Passée par son fond de gorge creusé aux opioïdes, le mélange d’arrogance et de parano de Lonnie Bands fait penser au louisianais B.G. qui essaierait d’émuler Tupac, comme si ce dernier avait été membre des Hot Boy$. Les références au rap de son adolescence sont partout, prenant parfois quasiment la forme de remixes, mais elles sont toujours frigorifiées par l’air bleu froid du Michigan. Même le cachet comique d’un sample de The Real Slim Shady est mis à l’épreuve d’une cloche bounce et d’une basse electrofunk givrée, pour transformer l’humour en démence et les sosies de Marshal Mathers en jeunes crackheads décolorés.

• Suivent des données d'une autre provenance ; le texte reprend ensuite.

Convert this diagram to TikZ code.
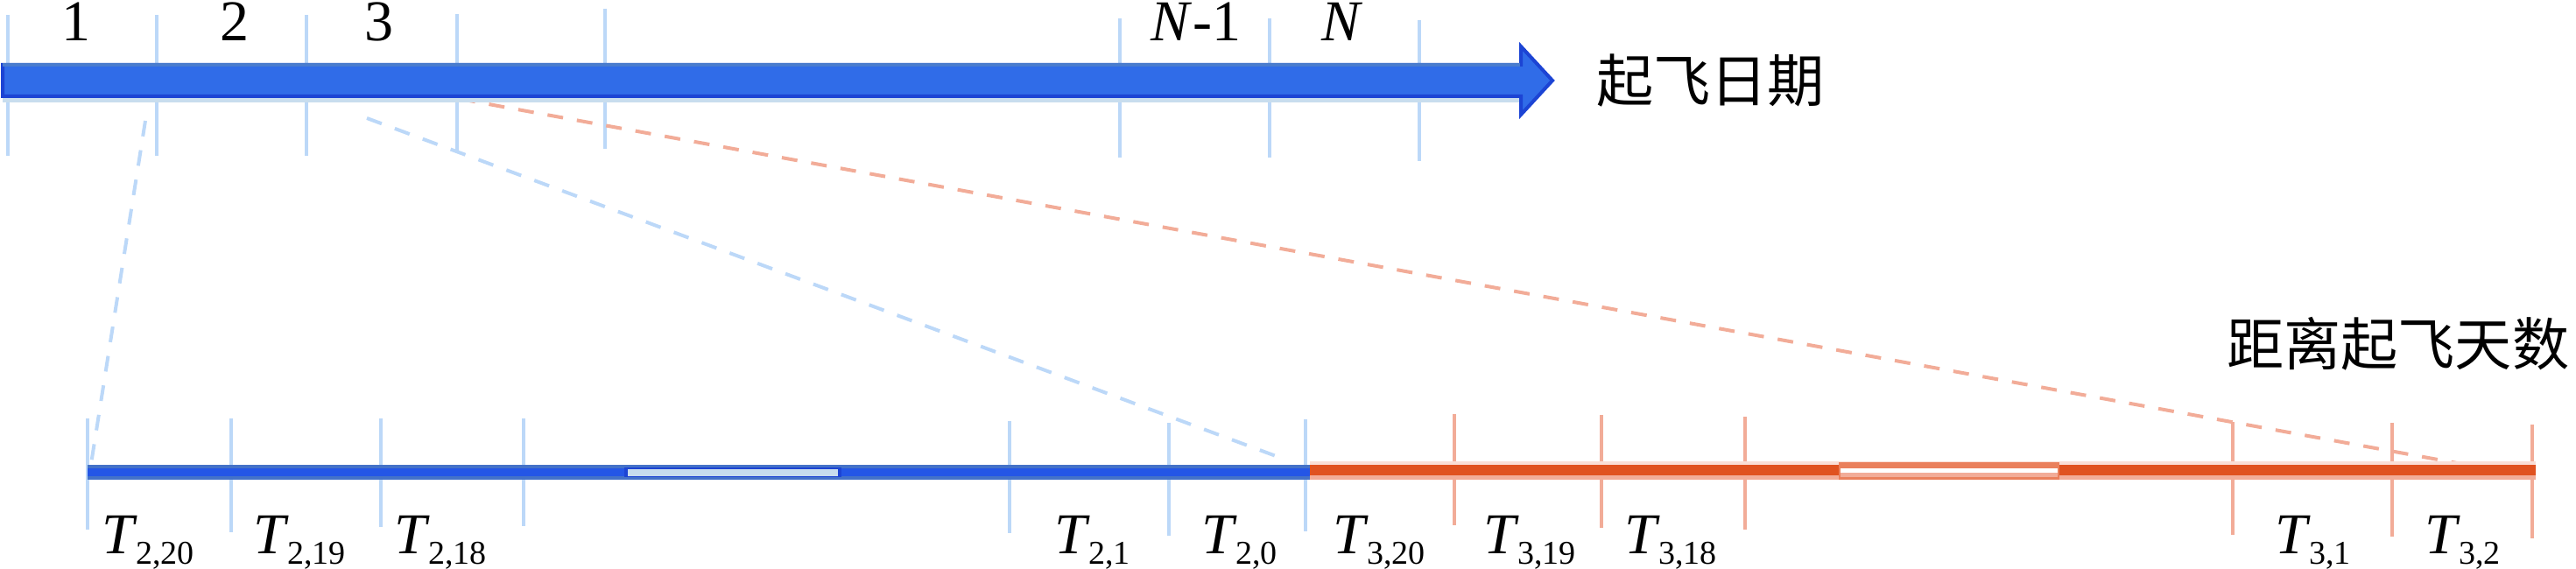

Avec son esthétique unie, faites de mélodies sinistres, de bruits de gazinières et de robinets qui fuient, de basses saturées et de nappes synthétiques rappelant le travail de Frontline, l’album dégage une tension extrême, et une impression de violence étouffante qui peut rebuter. Cette ambiance lourde est maintenue sans acmé, jusqu’à l’anti-climax de Shoulda Got A Verse From Drake : Lonnie manque de perdre sa jambe en marchant dans la gamelle qu’il sert aux chiens accros à l’héro, puis réalise, plein d’ironie, qu’avec ce qu’il vient de dépenser pour ses kilos de drogues, il aurait pu s’acheter un couplet de Drake.

Le message devient limpide. Lonnie Bands se fiche autant de la rédemption que de la possibilité de s’enfuir, ici il est une créature immortelle, riche, dangereuse et respectée. Et malgré l’ouverture vers l’extérieure que sont les apparitions de Young Nudy, EST Gee ou OhGeesy, il y a dans la direction artistique du disque un extrémisme qui évoque un enfermement dans Détroit, avec un retour au son originel de cette scène et à ses thèmes les plus dures. Alors qu’une partie des artistes de la ville se tournent vers les récits de réussite, la musique de club, la comédie ou un rap a-régional, Lonnie Bands démontre que l’on peut continuer de grandir et de s’affiner à l’intérieur de ce canevas.

«Vous ne vous êtes jamais mangé un headshot… » lance Lonnie Bands à ses auditeurs bienheureux. Lui si. De quoi rappeler que rien n’est pure fantaisie, voire que tout pourrait être inspiré de faits aux conséquences bien réelles. C’est ce que suggère la fin du disque, quand la tension dramatique laisse un peu de place à quelques envolées tragiques. A la manière de ce que Rio Da Yung OG a fait avec Nuez, Lonnie termine sur un versant plus introspectif, en sortant la guitare blues et les wah-wah country rap tunes. Quand la coquille de Big Creature se craquèle, le rythme et le ton change, la misanthropie se transforme en solitude, et la figure du gangster héros s’écroule.